Monday, October 11, 2010

A Move And Beautiful Weather

Champion de rue de Seine, my touchstone for groceries and inexpensive, but good – to me at least – wine, is gone. Just like the lady and her wine and cheese shop before, followed not long after by the local market almost adjacent to Champion. At least the fromager across the street from the place where the lady had been is still there. But no it's not. One of those time killing but necessary to make an apartment a home things that I was doing on arrival day was to gather the essentials for my cooking for eating in the apartment, after an initial burst of dining on the economy would have driven me to the brink of insolvency, requiring a more economical means of eating for awhile. Key ingredients to that endeavor were going to be fromage blanc and two or three spreadable cheeses to go on the baguette that I would buy in the morning. So I headed up rue de Seine to that fromager. It was gone.

I finally decided that the little mall just off rue de Tournon must have a fromager. And it did. But the cheese was average and the – prepackaged, not scooped out of a massive bowl – fromage blanc was lily livered and runny, barely fir for being used as a swirl in a bowl of gazpacho (I don't know how to spell that, but it looks to me that Microsoft doesn't, either). So the next day I walked multiple miles to rue Cler where I knew that there was a great fromager, and this time my knowing turned out to be true. They were still there and still had that massive bowl of wonderful fromage blanc on offer.

Thierry is coming to show me how to operate the washer dryer in my new apartment, so I need to bring this to a close.
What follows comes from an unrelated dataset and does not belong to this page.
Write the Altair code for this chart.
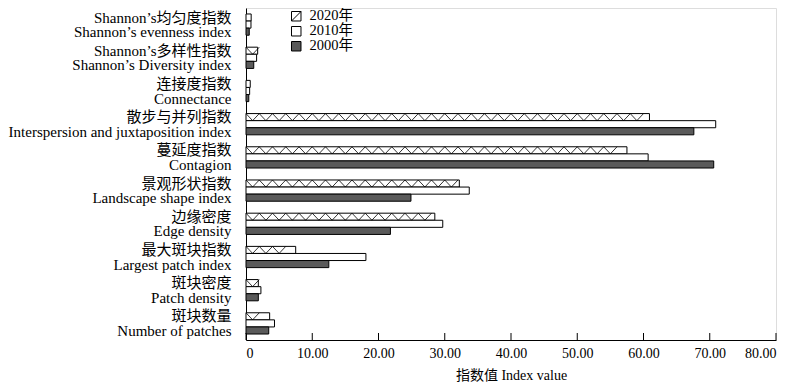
import altair as alt
import pandas as pd

# ---- data ----
years = ["2020年", "2010年", "2000年"]
cat_cn = ["Shannon’s均匀度指数", "Shannon’s多样性指数", "连接度指数", "散步与并列指数",
          "蔓延度指数", "景观形状指数", "边缘密度", "最大斑块指数", "斑块密度", "斑块数量"]
cat_en = ["Shannon’s evenness index", "Shannon’s Diversity index", "Connectance",
          "Interspersion and juxtaposition index", "Contagion", "Landscape shape index",
          "Edge density", "Largest patch index", "Patch density", "Number of patches"]
v2020 = [0.78, 1.76, 0.64, 60.9, 57.5, 32.2, 28.5, 7.5, 1.86, 3.57]
v2010 = [0.75, 1.60, 0.55, 70.9, 60.7, 33.7, 29.7, 18.1, 2.25, 4.30]
v2000 = [0.49, 1.17, 0.42, 67.6, 70.6, 24.9, 21.8, 12.5, 1.86, 3.43]
tick_vals = [0, 10, 20, 30, 40, 50, 60, 70, 80]

cat_order = [c + "|" + e for c, e in zip(cat_cn, cat_en)]
rows = []
for i, key in enumerate(cat_order):
    for yr, vals in zip(years, [v2020, v2010, v2000]):
        rows.append({"cat": key, "year": yr, "value": vals[i]})
df = pd.DataFrame(rows)

# hatch decoration positions for the 2020 bars (period of 2 index units)
hrows = []
for i, key in enumerate(cat_order):
    c = 1.0
    while c + 1 <= v2020[i] + 0.25:
        hrows.append({"cat": key, "year": "2020年", "hx": c})
        c += 2.0
hdf = pd.DataFrame(hrows)

W, H = 530, 332
FONT = "'Liberation Serif', 'Times New Roman', 'Noto Sans CJK SC', serif"

fill_scale = alt.Scale(domain=years, range=["#ffffff", "#ffffff", "#5a5a5a"])
diag = "M-1,-1L1,-1L1,1L-1,1Z M-1,1L1,-1"
shape_scale = alt.Scale(domain=years, range=[diag, "square", "square"])
stroke_scale = alt.Scale(domain=years, range=["#000000", "#000000", "#000000"])
leg_props = dict(orient="none", legendX=43, legendY=1, title=None, symbolSize=90,
                 symbolStrokeColor="black", symbolStrokeWidth=1, symbolOpacity=1,
                 labelFont=FONT, labelFontSize=14.5, labelColor="black",
                 rowPadding=0, labelOffset=6, padding=0)

y_enc = alt.Y("cat:N", sort=cat_order,
              scale=alt.Scale(paddingInner=0.36, paddingOuter=0.18),
              axis=alt.Axis(title=None, ticks=False, labelExpr="split(datum.label, '|')",
                            labelPadding=15, labelFontSize=15, labelLineHeight=14.5,
                            labelOffset=-7,
                            labelFont=FONT, labelColor="black", domainColor="black",
                            labelLimit=400, labelAlign="right", labelBaseline="middle"))
y_plain = alt.Y("cat:N", sort=cat_order)
yoff = alt.YOffset("year:N", sort=years, scale=alt.Scale(domain=years))

x_enc = alt.X("value:Q", scale=alt.Scale(domain=[0, 80], nice=False),
              axis=alt.Axis(values=tick_vals, ticks=False, grid=False,
                            labelExpr="datum.value == 0 ? '0' : format(datum.value, '.2f')",
                            labelFont=FONT, labelFontSize=14, labelColor="black",
                            labelPadding=6, domainColor="black",
                            title="指数值 Index value", titleFont=FONT, titleFontSize=14,
                            titleFontWeight="normal", titleColor="black", titlePadding=8))

bars = alt.Chart(df).mark_bar(stroke="black", strokeWidth=1).encode(
    x=x_enc, y=y_enc, yOffset=yoff,
    fill=alt.Fill("year:N", scale=fill_scale, legend=alt.Legend(**leg_props)),
)

hatch = alt.Chart(hdf).mark_point(
    shape="M-1,-0.53L0,0.53L1,-0.53", size=176, stroke="black",
    strokeWidth=0.8, filled=False, opacity=1,
).encode(
    x=alt.X("hx:Q"), y=y_plain, yOffset=yoff,
)

ticks = alt.Chart(pd.DataFrame({"t": tick_vals})).mark_rule(
    color="black", strokeWidth=1
).encode(x=alt.X("t:Q"), y=alt.value(H - 7), y2=alt.value(H))

legend_layer = alt.Chart(df).mark_point(opacity=0, size=1, strokeWidth=1).encode(
    x=alt.X("value:Q"), y=y_plain, yOffset=yoff,
    fill=alt.Fill("year:N", scale=fill_scale, legend=alt.Legend(**leg_props)),
    stroke=alt.Stroke("year:N", scale=stroke_scale, legend=alt.Legend(**leg_props)),
    shape=alt.Shape("year:N", scale=shape_scale, legend=alt.Legend(**leg_props)),
)

chart = alt.layer(bars, hatch, ticks, legend_layer).properties(
    width=W, height=H,
    padding={"top": 0, "left": 0, "right": 5, "bottom": 0},
).configure_view(stroke=None).configure(background="white")

chart.save("out.html", embed_options={"renderer": "svg", "actions": False})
Some parting observations:

It's hard to find a croissant that is really crunchy-flaky anymore. Even Gérard Mulot failed me. This morning I decided to make an initial sortie into the companion island to the one on which I am now living. So I started down rue Saint Louis de ile which is the spinal street to Isle de Saint Louis. I quickly broached a boulangerie, which had the advantage of being open, as opposed to the one that I had planned to buy from, which was closed. The little nucleus of food heaven that I had discovered a few days previously on or about 47 Boulevard Saint Germaine apparently reached a form of commercial frenzy by mid day on Sunday and needed a day off for recovery. My lack of knowing that had left me without anything to eat or drink. I know that Sunday at 1300 or so things shut down, but my experience elsewhere has been that Monday early the stores are again open for business. Although somewhere on the list of things I needed to do there was the need to explore Isle de Saint Louis, it had been down on the list. The discovery of no food off my island anywhere close had inspired me to put that exploration to the top of the list . I have always heard that the inhabitants of Isle de Saint Lois see no reason to ever leave the island, so I figured that there must be grocers and the like on the island.

I saw no indication that if those isle de Saint Louis inhabitants didn't leave they might not be pretty deprived of groceries, vegetables and fruits, but I did find a boulangeri and that boulangerie had croissants that were wonderfully flaky and crunchy.

So change takes and sometimes change gives back.

The weather part of this post will probably be part of tomorrow's effort.